→ **EXCERPTED RECORDS**
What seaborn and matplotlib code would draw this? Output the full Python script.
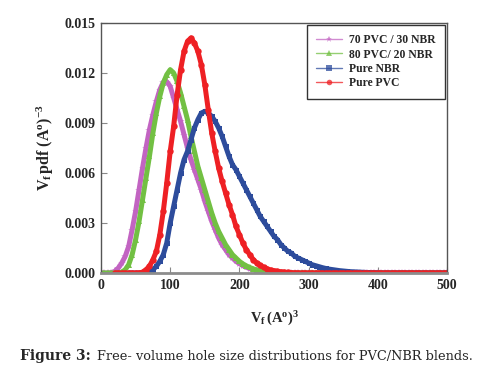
import numpy as np
import pandas as pd
import seaborn as sns
from matplotlib import pyplot as plt
from matplotlib.lines import Line2D

# series values, step of 5 (A)^3, starting at the given x
# (zero afterwards up to 500)
labels = ['70 PVC / 30 NBR', '80 PVC/ 20 NBR', 'Pure NBR', 'Pure PVC']

start_70_30 = 0
pdf_70_30 = [0, 0, 0, 0.00002, 0.0001, 0.0003, 0.0006, 0.0010, 0.0016, 0.0026,
             0.0037, 0.0050, 0.0063, 0.0075, 0.0086, 0.0095, 0.0103, 0.0110, 0.01145, 0.01148,
             0.0112, 0.0105, 0.0098, 0.0091, 0.0083, 0.0075, 0.0068, 0.0062, 0.0056, 0.0050,
             0.0043, 0.0037, 0.0031, 0.0026, 0.0021, 0.0017, 0.0014, 0.0011, 0.0009, 0.0007,
             0.00056, 0.00044, 0.00034, 0.00026, 0.0002, 0.00015, 0.00011, 0.00008, 0.00006,
             0.00004, 0.00003, 0.00002, 0.00001]

start_80_20 = 0
pdf_80_20 = [0, 0, 0, 0, 0, 0, 0.00005, 0.0002, 0.0005, 0.0011,
             0.0020, 0.0031, 0.0044, 0.0057, 0.0070, 0.0084, 0.0096, 0.0106, 0.0114, 0.0119,
             0.0122, 0.0120, 0.0115, 0.0108, 0.0100, 0.0092, 0.0082, 0.0073, 0.0064, 0.0057,
             0.0050, 0.0043, 0.0036, 0.0030, 0.0025, 0.0021, 0.0017, 0.0014, 0.0011, 0.0009,
             0.0007, 0.00055, 0.00043, 0.00033, 0.00025, 0.00018, 0.00013, 0.0001, 0.00007,
             0.00005, 0.00003, 0.00002, 0.00001]

start_nbr = 40
pdf_nbr = [0, 0, 0, 0, 0, 0.00003, 0.0001, 0.0002, 0.0004, 0.0007,
           0.0011, 0.0018, 0.0030, 0.0040, 0.0050, 0.0060, 0.0068, 0.0073, 0.0080, 0.0087,
           0.0092, 0.0096, 0.0097, 0.0096, 0.0094, 0.0091, 0.0087, 0.0082, 0.0076, 0.0070,
           0.0065, 0.0062, 0.0058, 0.0054, 0.0050, 0.0046, 0.0042, 0.0038, 0.0034, 0.0031,
           0.0028, 0.0025, 0.0022, 0.0020, 0.0017, 0.0015, 0.0013, 0.0012, 0.0010, 0.0009,
           0.0008, 0.0007, 0.0006, 0.0005, 0.00044, 0.00038, 0.00032, 0.00027, 0.00023, 0.0002,
           0.00017, 0.00014, 0.00012, 0.0001, 0.00008, 0.00007, 0.00006, 0.00005, 0.00004,
           0.00003, 0.00002, 0.00002, 0.00001]

start_pvc = 20
pdf_pvc = [0, 0, 0, 0, 0, 0, 0, 0, 0.00005, 0.0002,
           0.0004, 0.0008, 0.0013, 0.0023, 0.0037, 0.0054, 0.0073, 0.0088, 0.0107, 0.0122,
           0.0133, 0.0139, 0.0141, 0.0138, 0.0133, 0.0125, 0.0113, 0.0098, 0.0084, 0.0073,
           0.0063, 0.0055, 0.0048, 0.0041, 0.0035, 0.0028, 0.0023, 0.0018, 0.0014, 0.0011,
           0.0008, 0.0006, 0.00045, 0.00034, 0.00025, 0.00018, 0.00013, 0.0001, 0.00007,
           0.00005, 0.00003, 0.00002, 0.00001]

colors = ['#C264C2', '#72C043', '#2D4C9C', '#EE2024']
markers = ['*', '^', 's', 'o']


def to_frame(start, vals):
    x = np.arange(start, 505, 5)
    y = np.zeros(len(x))
    y[:len(vals)] = vals
    return pd.DataFrame({'vf': x, 'pdf': y})


frames = [to_frame(start_70_30, pdf_70_30), to_frame(start_80_20, pdf_80_20),
          to_frame(start_nbr, pdf_nbr), to_frame(start_pvc, pdf_pvc)]

sns.set_style('ticks')
plt.rcParams['font.family'] = ['Liberation Serif', 'DejaVu Serif']
plt.rcParams['mathtext.fontset'] = 'custom'
plt.rcParams['mathtext.rm'] = 'Liberation Serif'
plt.rcParams['mathtext.bf'] = 'Liberation Serif:bold'
plt.rcParams['mathtext.it'] = 'Liberation Serif:italic'

fig = plt.figure(figsize=(4.92, 3.77), dpi=100)
ax = fig.add_axes([0.2053, 0.2759, 0.7032, 0.6631])

sizes = [5.5, 4.5, 3.6, 4.6]
for df, c, m, ms in zip(frames, colors, markers, sizes):
    sns.lineplot(data=df, x='vf', y='pdf', ax=ax, color=c, marker=m, lw=3.6,
                 markersize=ms, markeredgewidth=0, estimator=None)

ax.set_xlim(0, 500)
ax.set_ylim(0, 0.015)
ax.set_xticks([0, 100, 200, 300, 400, 500])
ax.set_yticks([0, 0.003, 0.006, 0.009, 0.012, 0.015])
ax.set_yticklabels(['%.3f' % v for v in ax.get_yticks()])
ax.tick_params(direction='in', length=4, color='#888888', labelsize=10, pad=4)
for lab in ax.get_xticklabels() + ax.get_yticklabels():
    lab.set_fontweight('bold')
for side in ['left', 'top', 'right']:
    ax.spines[side].set_color('#555555')
    ax.spines[side].set_linewidth(1)
ax.spines['bottom'].set_color('#8c8c8c')
ax.spines['bottom'].set_linewidth(2)

ax.set_xlabel(r'$\mathbf{V_f\,(A^o)^3}$', fontsize=10.5, labelpad=13)
ax.set_ylabel(r'$\mathbf{V_f\,pdf\ (A^o)^{-3}}$', fontsize=11.5, labelpad=6)

handles = [Line2D([0], [0], color=c, marker=m, lw=1, markersize=4 if m != '*' else 5,
                  markeredgewidth=0, alpha=0.75)
           for c, m in zip(colors, markers)]
leg = fig.legend(handles, labels, loc='upper left', bbox_to_anchor=(0.624, 0.934),
                 frameon=True, fancybox=False, edgecolor='black',
                 prop={'weight': 'bold', 'size': 8.4}, handlelength=2.2, borderpad=0.8,
                 labelspacing=0.2, borderaxespad=0, handletextpad=0.6)
leg.get_frame().set_linewidth(1)

fig.text(0.04, 0.055, 'Figure 3:', fontsize=10, fontweight='bold', ha='left', va='center',
         family='DejaVu Serif')
fig.text(0.197, 0.055, 'Free- volume hole size distributions for PVC/NBR blends.',
         fontsize=9.3, ha='left', va='center', family='DejaVu Serif')

fig.savefig('out.png', dpi=100)
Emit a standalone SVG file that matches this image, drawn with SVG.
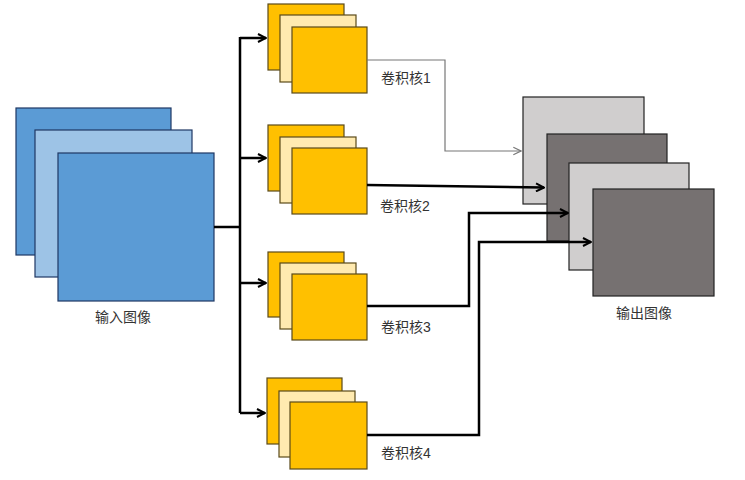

→ **WHAT YOU HAVE TO DO**
Only the lines from the top of the data through the line with "labels = ['70" should be quoted, exactly and with both ends kept; skip the pictures.

→ **RESULT OF THIS EXERCISE**
What seaborn and matplotlib code would draw this? Output the full Python script.
import numpy as np
import pandas as pd
import seaborn as sns
from matplotlib import pyplot as plt
from matplotlib.lines import Line2D

# series values, step of 5 (A)^3, starting at the given x
# (zero afterwards up to 500)
labels = ['70 PVC / 30 NBR', '80 PVC/ 20 NBR', 'Pure NBR', 'Pure PVC']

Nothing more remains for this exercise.